The brand is hoping to raise up to $100 million in its initial public offering—the same goal it had for its July 2016 IPO that was withdrawn this March due to market conditions.

However, the cooler category is surging right now, and new brands have entered the market, including some who have been sued by Yeti over trademark infringement lawsuits. Founded in 2006 by brothers Roy and Ryan Seiders, Yeti is still seen as the first luxury option.

According to the letter to the SEC, the “YetiNation” has grown by 1.4 million new customers since 2013—0.5 million in 2017 and 0.2 million in the first six months of 2018.

“Our loyal customers act as brand advocates,” Yeti wrote in its prospectus. “While we have continued to invest in and remain true to our heritage hunting and fishing communities, our customer base evolved from 69% hunters to 38% during that same time period as our appeal broadened beyond those heritage communities.”

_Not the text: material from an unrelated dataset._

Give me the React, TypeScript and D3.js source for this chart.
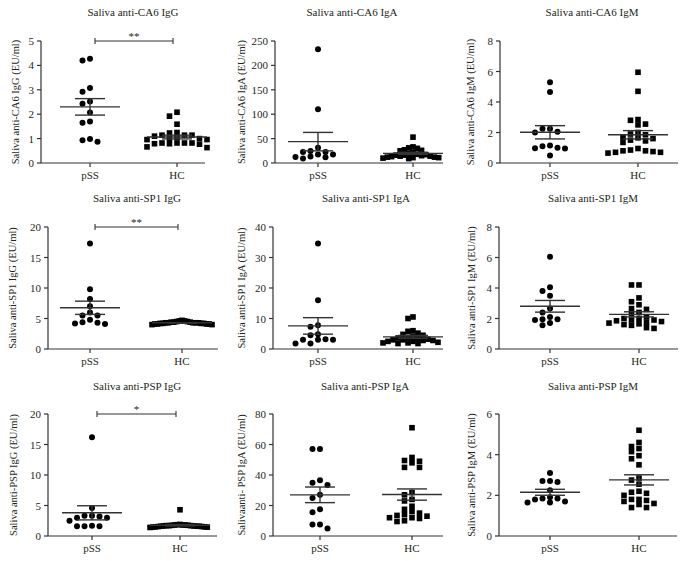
import React from "react";
import * as d3 from "d3";

// categories on every x axis
const groups = ["pSS", "HC"];

// panel texts
const titles = [
  "Saliva anti-CA6 IgG", "Saliva anti-CA6 IgA", "Saliva anti-CA6 IgM",
  "Saliva anti-SP1 IgG", "Saliva anti-SP1 IgA", "Saliva anti-SP1 IgM",
  "Saliva anti-PSP IgG", "Saliva anti-PSP IgA", "Saliva anti-PSP IgM",
];
const yLabels = [
  "Saliva anti-CA6 IgG (EU/ml)", "Saliva anti-CA6 IgA (EU/ml)", "Saliva anti-CA6 IgM (EU/ml)",
  "Saliva anti-SP1 IgG (EU/ml)", "Saliva anti-SP1 IgA (EU/ml)", "Saliva anti-SP1 IgM (EU/ml)",
  "Saliva anti-PSP IgG (EU/ml)", "Salivaanti- PSP IgA (EU/ml)", "Saliva anti-PSP IgM (EU/ml)",
];
const yMax = [5, 250, 8, 20, 40, 8, 20, 80, 6];
const yTickStep = [1, 50, 2, 5, 10, 2, 5, 20, 2];
const significance = ["**", "", "", "**", "", "", "*", "", ""];

// values (EU/ml)
const ca6IgGpSS = [4.27, 4.2, 3.07, 2.92, 2.52, 2.43, 2.07, 1.7, 1.65, 0.98, 0.87, 0.93];
const ca6IgGHC = [2.08, 1.92, 1.59, 1.25, 1.23, 1.14, 1.14, 1.14, 1.1, 1.04, 1.0, 1.0, 0.96, 0.96, 0.82, 0.82, 0.82, 0.82, 0.79, 0.79, 0.77, 0.66, 0.63];
const ca6IgApSS = [233, 110, 31, 24.5, 22.5, 22.5, 17.5, 17.5, 13.5, 12.5, 12, 9];
const ca6IgAHC = [53, 33, 31, 30, 27, 26, 25, 22, 20, 18, 17, 16, 16, 15, 14, 14, 13, 12, 12, 11, 11, 10, 9];
const ca6IgMpSS = [5.3, 4.65, 2.25, 2.25, 2.05, 2.0, 1.15, 1.1, 1.0, 0.97, 0.95, 0.5];
const ca6IgMHC = [5.95, 4.7, 2.85, 2.8, 2.55, 2.5, 2.0, 1.9, 1.85, 1.7, 1.65, 1.6, 1.5, 1.45, 1.35, 0.95, 0.85, 0.8, 0.8, 0.75, 0.7, 0.7, 0.65];
const sp1IgGpSS = [17.3, 9.8, 8.2, 7.0, 6.0, 5.5, 5.5, 4.8, 4.4, 4.3, 4.2, 4.1];
const sp1IgGHC = [4.7, 4.6, 4.6, 4.5, 4.5, 4.4, 4.4, 4.4, 4.3, 4.3, 4.3, 4.3, 4.2, 4.2, 4.2, 4.2, 4.1, 4.1, 4.1, 4.1, 4.0, 4.0, 4.3];
const sp1IgApSS = [34.6, 16, 7.8, 7.3, 4.8, 4.5, 3.2, 3.0, 3.0, 3.0, 1.8, 1.8];
const sp1IgAHC = [10.5, 10.0, 6.0, 5.8, 5.2, 4.8, 4.5, 4.2, 3.8, 3.6, 3.5, 3.2, 3.0, 3.0, 2.8, 2.8, 2.5, 2.5, 2.2, 2.0, 2.0, 1.8, 1.8];
const sp1IgMpSS = [6.05, 4.05, 3.8, 3.5, 2.65, 2.4, 2.1, 1.95, 1.95, 1.9, 1.7, 1.55];
const sp1IgMHC = [4.2, 4.2, 3.35, 3.1, 2.9, 2.65, 2.6, 2.4, 2.3, 2.1, 2.0, 2.0, 1.9, 1.9, 1.85, 1.8, 1.75, 1.7, 1.65, 1.6, 1.55, 1.4, 1.35];
const pspIgGpSS = [16.2, 4.6, 3.3, 3.3, 3.2, 3.0, 3.0, 2.5, 1.7, 1.6, 1.6, 1.6];
const pspIgGHC = [4.3, 1.9, 1.85, 1.8, 1.8, 1.8, 1.75, 1.75, 1.7, 1.7, 1.7, 1.65, 1.65, 1.6, 1.6, 1.6, 1.55, 1.55, 1.5, 1.5, 1.45, 1.45, 1.4];
const pspIgApSS = [57, 57, 36.5, 35, 33.5, 27, 25, 17.5, 15.5, 7.5, 7.5, 5];
const pspIgAHC = [71, 51.5, 49.5, 49, 48, 45, 45, 28.5, 27, 24, 23, 19.5, 17.5, 16, 15, 14, 13.5, 13, 12, 12, 11.5, 10, 9.5];
const pspIgMpSS = [3.1, 2.7, 2.7, 2.65, 2.25, 1.9, 1.85, 1.85, 1.8, 1.7, 1.65, 1.65];
const pspIgMHC = [5.2, 4.6, 4.4, 4.3, 4.15, 3.95, 3.8, 3.5, 2.85, 2.75, 2.55, 2.2, 2.15, 2.1, 2.0, 1.8, 1.8, 1.75, 1.7, 1.6, 1.55, 1.4, 1.4];

const pssSeries = [ca6IgGpSS, ca6IgApSS, ca6IgMpSS, sp1IgGpSS, sp1IgApSS, sp1IgMpSS, pspIgGpSS, pspIgApSS, pspIgMpSS];
const hcSeries = [ca6IgGHC, ca6IgAHC, ca6IgMHC, sp1IgGHC, sp1IgAHC, sp1IgMHC, pspIgGHC, pspIgAHC, pspIgMHC];

// layout (pixels)
const rowTop = [41, 227, 414];
const rowBottom = [163, 349, 536];
const titleY = [16, 202, 390];
const axisLeft = [41, 275, 500, 48, 273, 499, 48, 273, 499];
const axisRight = [205, 443, 678, 218, 443, 678, 217, 443, 677];
const catRange = [[90, 177], [318, 413], [550, 638], [90, 182], [318, 413], [550, 639], [92, 180], [320, 412], [550, 639]];
const titleX = [133, 352, 592, 137, 366, 593, 137, 365, 593];
const yLabelX = [17, 243, 472, 14, 243, 473, 15, 243, 473];

const FONT = "'Liberation Serif', 'Times New Roman', serif";
const INK = "#231f20";
const LINE = "#333";

// GraphPad-like scatter: points stacked sideways when they collide
function swarm(values: number[], y: (v: number) => number, spacing: number, maxHalf: number) {
  const order = values.map((_, i) => i).sort((a, b) => values[b] - values[a]);
  const placed: { slot: number; py: number }[] = [];
  const slots: number[] = new Array(values.length).fill(0);
  for (const i of order) {
    const py = y(values[i]);
    for (let k = 0; ; k++) {
      const slot = k === 0 ? 0 : k % 2 ? -Math.ceil(k / 2) : k / 2;
      if (!placed.some(p => p.slot === slot && Math.abs(p.py - py) < 5)) {
        placed.push({ slot, py });
        slots[i] = slot;
        break;
      }
    }
  }
  const maxSlot = d3.max(slots, s => Math.abs(s)) || 0;
  const step = maxSlot * spacing > maxHalf ? maxHalf / maxSlot : spacing;
  return slots.map(s => s * step);
}

function Panel({ i }: { i: number }) {
  const row = Math.floor(i / 3);
  const top = rowTop[row];
  const bottom = rowBottom[row];
  const left = axisLeft[i];
  const y = d3.scaleLinear().domain([0, yMax[i]]).range([bottom, top]);
  const x = d3.scalePoint<string>().domain(groups).range(catRange[i] as [number, number]);
  const ticks = d3.range(0, yMax[i] + yTickStep[i] / 2, yTickStep[i]);
  const series = [pssSeries[i], hcSeries[i]];

  return (
    <g>
      <text x={titleX[i]} y={titleY[row]} textAnchor="middle" fontSize={11} fill={INK}>{titles[i]}</text>
      <text
        transform={`translate(${yLabelX[i]},${(top + bottom) / 2}) rotate(-90)`}
        textAnchor="middle" dominantBaseline="middle" fontSize={10.5} fill={INK}
      >{yLabels[i]}</text>

      {/* y axis */}
      <line x1={left} x2={left} y1={top} y2={bottom} stroke={LINE} strokeWidth={1.2} />
      {ticks.map(t => (
        <g key={t}>
          <line x1={left - 4} x2={left} y1={y(t)} y2={y(t)} stroke={LINE} strokeWidth={1.2} />
          <text x={left - 7} y={y(t)} textAnchor="end" dominantBaseline="central" fontSize={11} fill={INK}>{t}</text>
        </g>
      ))}

      {/* x axis */}
      <line x1={left} x2={axisRight[i]} y1={bottom} y2={bottom} stroke={LINE} strokeWidth={1.2} />
      {groups.map(g => (
        <g key={g}>
          <line x1={x(g)} x2={x(g)} y1={bottom} y2={bottom + 4} stroke={LINE} strokeWidth={1.2} />
          <text x={x(g)} y={bottom + 16} textAnchor="middle" fontSize={11} fill={INK}>{g}</text>
        </g>
      ))}

      {/* points and mean ± SEM */}
      {groups.map((g, gi) => {
        const vals = series[gi];
        const cx = x(g) as number;
        const offs = swarm(vals, y, 7.5, 30);
        const mean = d3.mean(vals) as number;
        const sem = (d3.deviation(vals) as number) / Math.sqrt(vals.length);
        return (
          <g key={g}>
            {vals.map((v, k) =>
              gi === 0 ? (
                <circle key={k} cx={cx + offs[k]} cy={y(v)} r={3} fill="#000" />
              ) : (
                <rect key={k} x={cx + offs[k] - 2.8} y={y(v) - 2.8} width={5.6} height={5.6} fill="#000" />
              )
            )}
            <line x1={cx - 30} x2={cx + 30} y1={y(mean)} y2={y(mean)} stroke={LINE} strokeWidth={1.4} />
            <line x1={cx - 15} x2={cx + 15} y1={y(mean + sem)} y2={y(mean + sem)} stroke={LINE} strokeWidth={1.4} />
            <line x1={cx - 15} x2={cx + 15} y1={y(mean - sem)} y2={y(mean - sem)} stroke={LINE} strokeWidth={1.4} />
            <line x1={cx} x2={cx} y1={y(mean + sem)} y2={y(mean - sem)} stroke={LINE} strokeWidth={1.4} />
          </g>
        );
      })}

      {/* significance bracket */}
      {significance[i] && (() => {
        const x1 = (x("pSS") as number) + 5;
        const x2 = (x("HC") as number) - 4;
        const by = y(yMax[i]);
        return (
          <g>
            <line x1={x1} x2={x2} y1={by} y2={by} stroke={LINE} strokeWidth={1.1} />
            <line x1={x1} x2={x1} y1={by - 3} y2={by + 3} stroke={LINE} strokeWidth={1.1} />
            <line x1={x2} x2={x2} y1={by - 3} y2={by + 3} stroke={LINE} strokeWidth={1.1} />
            <text x={(x1 + x2) / 2} y={by - 1} textAnchor="middle" fontSize={11} fill={INK}>{significance[i]}</text>
          </g>
        );
      })()}
    </g>
  );
}

export default function App() {
  return (
    <svg
      width={690}
      height={561}
      style={{ position: "absolute", left: 0, top: 0, background: "#fff", fontFamily: FONT }}
    >
      {titles.map((_, i) => <Panel key={i} i={i} />)}
    </svg>
  );
}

Yeti’s reach has not only expanded from outdoorists to a larger mainstream audience, but also to more women and younger customers. From 2015 to 2018, the customer base evolved from 9 percent female to 34 percent, and from 64 percent aged 45 and younger to 70 percent.

The $400 coolers have popped up everywhere: in Costco, hardware stores, as well as specialty outdoor retailers—who credit themselves with giving footing to the brand’s success. But in February, Yeti sent notices of termination to some of those retailers as part of its clean-up strategy. The retailers weren’t thrilled, and neither was the NRA when Yeti notified the foundation that it was eliminating outdated discounting programs. Some Yeti customers went so far as to blow up their coolers.

While this most recent IPO cites failure to effectively manage growth as a risk, Yeti also has plans to expand internationally and into new markets with new products.

Rich Hill, president of Grassroots Outdoor Alliance, which Yeti is a member of, says that the brand deserves a lot of credit for managing its “rocket ship” growth, plus the expectations that come with that. He says, “Yeti has been doing an amazing job recalibrating their expectations for the brand, and responsibility cleaning up some of the decisions that stretched the brand on their way to the last IPO.”

If Yeti ends up on Nasdaq, you’ll be able to find the brand under its four-letter symbol: “YETI.”